The past year was among the hardest our Harvard Law School community has faced in recent memory. It was also one in which our students, staff, and faculty showed exceptional resilience, commitment, creativity, and generosity.

Like so many others, members of our community faced great challenges arising from the COVID pandemic, including illness and loss, significant new child or elder care responsibilities, and, for some of our students, learning remotely from halfway around the globe. This year also brought sharp focus to so many grave and persistent injustices: racism, abuse of power, inequality, poverty, intolerance, threats to democracy. All of this has touched our community deeply and has also highlighted the important role law and lawyers play in furthering the rule of law, equal justice, and democracy.

Even with all of the challenges they faced, our students committed themselves fully to the important work of learning and of meeting the growing needs of vulnerable clients. Our faculty, too, worked hard to adapt the distinctive elements of law school classroom and clinical pedagogy to the best practices of online teaching. At the same time, they continued to dedicate themselves to teaching, research, and new initiatives that confront the urgent issues of our time. The Institute to End Mass Incarceration, featured in this edition, is one such effort. And our staff have worked tirelessly and thoughtfully to sustain and further the law school’s mission. I am filled with gratitude and pride for what our community has achieved and for its members’ hard work and commitment.

Looking ahead as we begin to emerge from the pandemic, we ask: How do we make meaning of this most difficult year? Ours is a profession of service and contribution. A common passion I see in our students year after year is a deep commitment, in many different ways and with many goals in view, to doing something larger than themselves, to making the world always better. That aspiration has never been more evident than in this past year.

In the time of COVID, when navigating school and life was just plain harder, one might have thought the extraordinary number of service hours typically performed by Harvard Law School students would fall off, at least a bit. In fact, it’s been just the opposite. Members of the J.D. Class of 2021 each did an average of 662 pro bono hours during their time here. That’s a new record, and it represents a cumulative total of 393,384 hours of service for this class alone. A record 91% of graduating J.D.s took at least one clinic, and our LL.M.s – pursuing their studies from every corner of the world – enrolled in clinics at a 50% higher rate than usual.

“In a world that feels broken, with so many problems to fix, your voice, and your service, and those of our newest graduates, will be crucial.”

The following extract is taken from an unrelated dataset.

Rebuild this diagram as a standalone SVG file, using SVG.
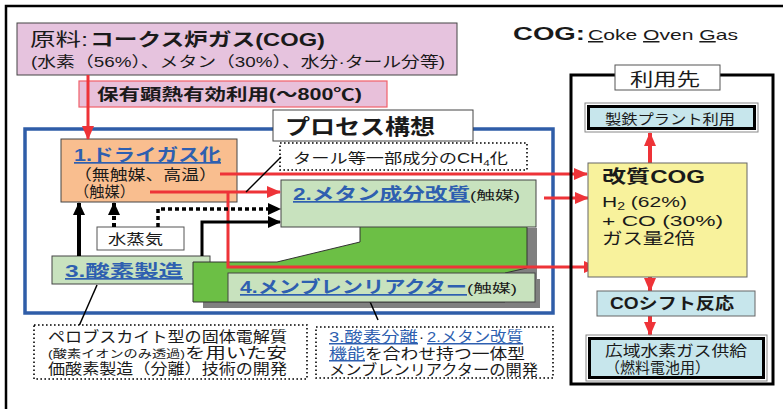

This commitment to service is not only inspiring; it is vital. This is, in part, because our newest alumni, like all of you, have chosen to join a profession that is dedicated to guarding the rule of law, checking abuse of power, giving life to equal justice under law, and preserving the hard-fought right to govern ourselves. It is also because, in a time of division — when people aren’t listening, when they cannot agree on facts much less policy — we lawyers have a special role to play. Our work consists of facts and reason and argument, and we cannot make our best case unless we listen generously to the other side’s. In a world that feels broken, with so many problems to fix, your voice, and your service, and those of our newest graduates, will be crucial.

Thank you for all you have done and all you will do to make meaning of this challenging year, for bringing your best selves to the worst problems, and for showing once again the importance of the service lawyers and the law can render, especially when times are hardest. We will watch with pride as our newest graduates take their places by your side, among the generations of great Harvard lawyers and leaders who have dedicated themselves to making progress and to doing the always unfinished work of advancing the ideals of law and justice.